The flexible forecast


Without fail, the man would walk through the front door, slip off his jacket, crack a can of domestic and sit down in front of the technicolor. The dial rarely changed and the broadcast lasted minutes rather than hours. But every evening of every year of my young life, my father relived a basic ritual, always tuning into the forecast and trying to solve the mystery of the weather.

The addiction worsened with the arrival of cable television and the creation of an upstart station known as the Weather Channel. During that era, cans of Hamm’s replaced the traditional Budweiser (thanks President Reagan). On the up side, the forecast was no longer limited to the time period between 5:20 and 5:28 p.m. With the advent of 24-hour access, he became fully hooked on jet-stream, swallowed barometric pressure with renewed zeal and began popping isobars for hours every night.

My brother and I watched the obvious perversion from a comfortable distance. “Maybe, it’s the chicks,” I suggested, eyeing the bookish, but slender brunette in tweed as she pranced in front of an interactive map of the jet stream.

“You’re probably right. She is kinda hot,” my brother answered in tones only a hard-up, Telluride pre-teen could muster. There just had to be some method to that strange madness.

Years later, the method became obvious. My dad literally lived, breathed and ate the ski industry. A career ski bum, he’d somehow converted the high life into a living wage and had an undying affection for weather forecasts. It was only natural. During the winter, the weather, and especially foul weather, were the high marks of his livelihood. Once the month of November hit, “high pressure” became an unwelcome phrase inside the household.

Not long after the brunette in tweed showed up, I took a summer job on the opposite side of the county. I lived in a cabin christened the Mexican Place (named for its former owner, a man of Latino descent) and worked under W.T., an aging ranch hand with a fondness for large, soft-fleshed women and freshly slaughtered goat meat. Drinking ice-cold cans of the King of Beers, sitting on the porch and staring at passing clouds, I learned a different approach to meteorology.

Like my dad, W.T. was obsessed with the weather. High pressure and clear weather were the high marks of our livelihoods, as we ran cattle, made hay and worked the fence-line. Cut off from electricity and stashed high on the upper ranch, W.T. had developed his own recipe for cooking up weather reports.

He did have the option of tuning in the radio, but instead W.T. tuned into his body and what it and his surroundings were telling him. Each morning as he left the Mexican Place and every evening when we returned, he would stick his nose in the air and then take a hard look at the western horizon and a nearby stand of aspens.

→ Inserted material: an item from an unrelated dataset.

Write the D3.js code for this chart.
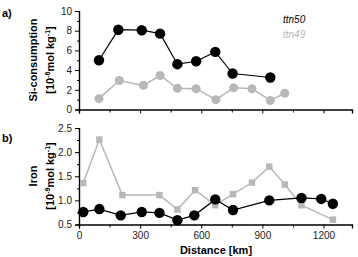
<!DOCTYPE html>
<html>
<head>
<meta charset="utf-8">
<script src="https://cdn.jsdelivr.net/npm/d3@7"></script>
<style>
  body { margin: 0; background: #fff; }
  text { font-family: "Liberation Sans", Arial, sans-serif; }
</style>
</head>
<body>
<svg id="chart"></svg>
<script>
// panel a) Si-consumption
const siDist50 = [98, 193, 308, 398, 483, 575, 669, 754, 939];
const siVal50 = [5.0, 8.1, 8.05, 7.7, 4.6, 4.9, 5.85, 3.65, 3.25];
const siDist49 = [98, 198, 316, 398, 483, 575, 672, 759, 849, 939, 1010];
const siVal49 = [1.1, 2.95, 2.45, 3.45, 2.15, 2.1, 1.0, 2.2, 2.1, 0.92, 1.65];

// panel b) Iron
const feDist50 = [21, 100, 205, 308, 395, 483, 566, 669, 756, 934, 1092, 1189, 1246];
const feVal50 = [0.76, 0.82, 0.69, 0.76, 0.74, 0.59, 0.69, 1.02, 0.80, 1.0, 1.05, 1.03, 0.93];
const feDist49 = [21, 100, 213, 395, 483, 570, 669, 756, 849, 934, 1010, 1092, 1246];
const feVal49 = [1.36, 2.26, 1.11, 1.11, 0.81, 1.21, 0.90, 1.13, 1.37, 1.70, 1.33, 0.90, 0.60];

const xTicks = [0, 300, 600, 900, 1200];
const siTicks = [0, 2, 4, 6, 8, 10];
const feTicks = [0.5, 1.0, 1.5, 2.0, 2.5];

const width = 358, height = 257;
const black = "#000", grey = "#b8b8b8";

const svg = d3.select("#chart").attr("width", width).attr("height", height);

const x = d3.scaleLinear().domain([0, 1340]).range([79, 352]);
const ySi = d3.scaleLinear().domain([0, 10]).range([109.5, 11]);
const yFe = d3.scaleLinear().domain([0.5, 2.5]).range([224.5, 128]);

function drawAxes(y, yTicks, yMinor, fmt, showXLabels) {
  const baseY = y.range()[0];
  const gx = svg.append("g").attr("transform", `translate(0,${baseY})`);
  gx.call(d3.axisBottom(x).tickValues(xTicks).tickSize(4).tickFormat(showXLabels ? d3.format("d") : ""));
  gx.append("g").call(d3.axisBottom(x).tickValues(d3.range(150, 1340, 300)).tickSize(3).tickFormat(""));
  const gy = svg.append("g").attr("transform", `translate(${x.range()[0]},0)`);
  gy.call(d3.axisLeft(y).tickValues(yTicks).tickSize(4).tickFormat(fmt));
  gy.append("g").call(d3.axisLeft(y).tickValues(yMinor).tickSize(2).tickFormat(""));
  svg.selectAll(".domain").attr("stroke", "#000").attr("stroke-width", 1.2);
  svg.selectAll(".tick line").attr("stroke", "#000");
  svg.selectAll(".tick text").attr("font-size", 10).attr("fill", "#222");
  svg.selectAll("g").attr("font-family", null);
}

function drawSeries(dists, vals, y, color, shape, size, lw) {
  const pts = dists.map((d, i) => [x(d), y(vals[i])]);
  svg.append("path")
    .attr("d", d3.line()(pts))
    .attr("fill", "none")
    .attr("stroke", color)
    .attr("stroke-width", lw);
  svg.append("g").selectAll("path")
    .data(pts)
    .enter()
    .append("path")
    .attr("transform", d => `translate(${d[0]},${d[1]})`)
    .attr("d", d3.symbol().type(shape).size(size))
    .attr("fill", color);
}

drawAxes(ySi, siTicks, [1, 3, 5, 7, 9], d3.format("d"), false);
drawAxes(yFe, feTicks, [0.75, 1.25, 1.75, 2.25], d3.format(".1f"), true);

drawSeries(siDist49, siVal49, ySi, grey, d3.symbolCircle, 64, 1.5);
drawSeries(siDist50, siVal50, ySi, black, d3.symbolCircle, 85, 1.2);
drawSeries(feDist49, feVal49, yFe, grey, d3.symbolSquare, 42, 1.5);
drawSeries(feDist50, feVal50, yFe, black, d3.symbolCircle, 85, 1.2);

// panel letters
svg.append("text").attr("x", 2).attr("y", 17).text("a)")
  .attr("font-size", 11).attr("font-weight", "bold");
svg.append("text").attr("x", 2).attr("y", 142).text("b)")
  .attr("font-size", 11).attr("font-weight", "bold");

// y titles
function yTitle(cy, line1, line2) {
  const g = svg.append("g").attr("transform", `translate(0,${cy}) rotate(-90)`)
    .attr("font-size", 11).attr("font-weight", "bold").attr("text-anchor", "middle");
  g.append("text").attr("x", 0).attr("y", 37).text(line1);
  const t = g.append("text").attr("x", 0).attr("y", 54);
  line2.forEach(p => {
    const s = t.append("tspan").text(p.t);
    if (p.sup) s.attr("font-size", 7).attr("dy", p.sup);
  });
}
yTitle(60, "Si-consumption", [
  {t: "[10"}, {t: "-6", sup: -4}, {t: "mol kg", sup: 4}, {t: "-1", sup: -4}, {t: "]", sup: 4}
]);
yTitle(176, "Iron", [
  {t: "[10"}, {t: "-9", sup: -4}, {t: "mol kg", sup: 4}, {t: "-1", sup: -4}, {t: "]", sup: 4}
]);
// restore normal size for non-superscript tspans
svg.selectAll("tspan").filter(function() { return this.textContent.length > 2; }).attr("font-size", 11);
svg.selectAll("tspan").filter(function() { return this.textContent === "]" || this.textContent === "[10"; }).attr("font-size", 11);

// x title
svg.append("text").attr("x", 216).attr("y", 254).attr("text-anchor", "middle")
  .attr("font-size", 11).attr("font-weight", "bold").text("Distance [km]");

// legend
svg.append("text").attr("x", 283).attr("y", 23).attr("font-size", 10)
  .attr("font-style", "italic").attr("fill", black).text("ttn50");
svg.append("text").attr("x", 283).attr("y", 38).attr("font-size", 10)
  .attr("font-style", "italic").attr("fill", grey).text("ttn49");
</script>
</body>
</html>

“It’s gonna come down hard today,” he’d occasionally pronounce. “We best get on that fence while we can.”

Like the brunette in tweed, W.T. was not infallible. Early one summer, he did successfully predict a six-day stretch of Colorado sunshine (no major shock there). But in truth, he rarely hit the mark. He’d call for pinball-sized hail and the system would blow out before we left the truck. Forecasts of balmy sunshine were often demolished by heavy cloud cover and endless moisture.

Still, W.T. did have power over the weather. The secret was adaptation. The man’s mood was steady whether the sky filled with rain, snow, sleet or the occasional dust devil. For W.T., it was all just a game. He took whatever the weather offered with a grin. Though he loved the game, he never seemed bummed about losing.

Since those few summers, a little dabbling in goat burger and even a passing but necessary taste of large, soft-flesh, I’ve done my best to follow W.T.’s lead. Ultimately, the man revealed that the movements of the sun and sky need not matter.

That philosophy squeezed me through a tropical storm, a couple seasons when the rivers weren’t exactly running, the harshest winter I’ve ever known (a deadly, two-month ice storm in Washington, D.C.) and more than a couple disappointing ski seasons. The approach kept me happily rolling in and out of seasons. That is, up until a few weeks ago.

Like many of us, I’ve had powder on the brain and am beginning to lose patience with sunny days and warm nights. Sure, I’ve managed to soak up long loops of last-minute singletrack. But I’ve been just as busy logging onto cyber-forecasts, compulsively waxing my boards and wearing my telemark boots around the house.

For the first time in my life, I actually know what isobars are, am intimately familiar with supercells and regularly wake up and curse the jet stream. With every delay in Wolf Creek’s opening and every day we move closer to man-made openings at DMR and Telluride, my head and body have been screaming for winter. Like my dad, I’ve been dreaming in forecasts.

Luckily, gap-toothed memories of W.T. came knocking last week. I recalled the simple joy of staring at the horizon and offering up a hare-brained prediction. I could taste the ease of adapting to what the morning offered and enjoying whatever ride showed up.

Thanks to a little Budweiser-induced flashback, I think I’m back on forecast flexibility. And believe it or not, I see heavy cloud cover and more than a little knee-deep powder in my future. At least that seems to be what the nose is telling me.